Prof. Johan Rockström, Director, Potsdam Institute of Climate Impact Research commented: “Science is clear. COP28 must be the global meeting when the world gets serious about phasing out fossil-fuels. Dubai is the grand mitigation moment for coal, oil and gas, which need to shift from increasing 1%/yr to decreasing globally by at least 5 %/yr, and for nature by protecting remaining carbon sinks and stocks in ecosystems, plus building resilience and new carbon sinks in agriculture. So far, we have failed on both nature and energy, taking us on a dangerous path towards losing sight of the Paris Agreement target – the 1.5°C biophysical limit.”

The report also highlights the need for robust policies to attain the scale needed for effective complementary technology solutions, such as carbon dioxide removal (CDR), especially amidst emerging concerns over the future of land and ocean carbon sinks.

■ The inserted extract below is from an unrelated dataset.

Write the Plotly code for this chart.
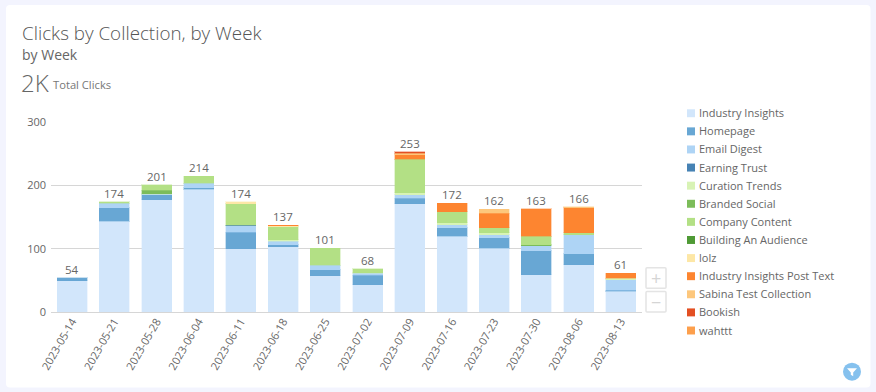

Dr. Oliver Geden, Senior Fellow, German Institute for International and Security Affairs and IPCC WG III Vice-Chair said: “While not a replacement for rapid and deep emissions reductions, Carbon Dioxide Removal (CDR) will be necessary to deal with hard-to-eliminate emissions and eventually to reduce the global temperature. Current CDR is predominantly forest-based, but rapid acceleration and deployment at scale of other CDR methods with permanent CO2 removal is required, supported by stronger governance and better monitoring.”

The report spotlights the urgent need for enhanced just climate adaptation strategies that proactively address simultaneous interconnected extreme events and ensure resilience for the most vulnerable.

The report also accentuates the critical role of food systems in climate action, which are currently responsible for approximately one third of global greenhouse gas emissions. It advocates for the rectification of existing inequalities and emphasises that policies must be adapted to regional and sociocultural contexts, to enable the establishment of just, low-carbon food systems.

As Dr. Aditi Mukherji, Director, Climate Change Adaptation and Mitigation Impact Area Platform CGIAR, explains: “The intimate links between climate change mitigation and adaptation, biodiversity conservation, and broader societal needs, including food security, requires transformative change in how we jointly govern socio-ecological systems at all scales. Most importantly, due to the growing risks of food insecurity, policies and solutions must be designed and implemented with those who suffer the most.”

The 10 New Insights in Climate Science series, launched with the UNFCCC at the COPs since 2017, is a collaborative initiative of Future Earth, the Earth League and the World Climate Research Programme, synthesising the latest developments in climate change research. This year’s report represents the collective efforts of 67 leading researchers from 24 countries.

Dr. Wendy Broadgate, Global Hub Director, Future Earth, concludes: “Science shows that we are heading for overshooting 1.5°C degrees. Minimising this overshoot is critical if we want to reduce risks to societies all over the world. COP28 must be the inflection point where collective action to phase out fossil fuels gathers pace.”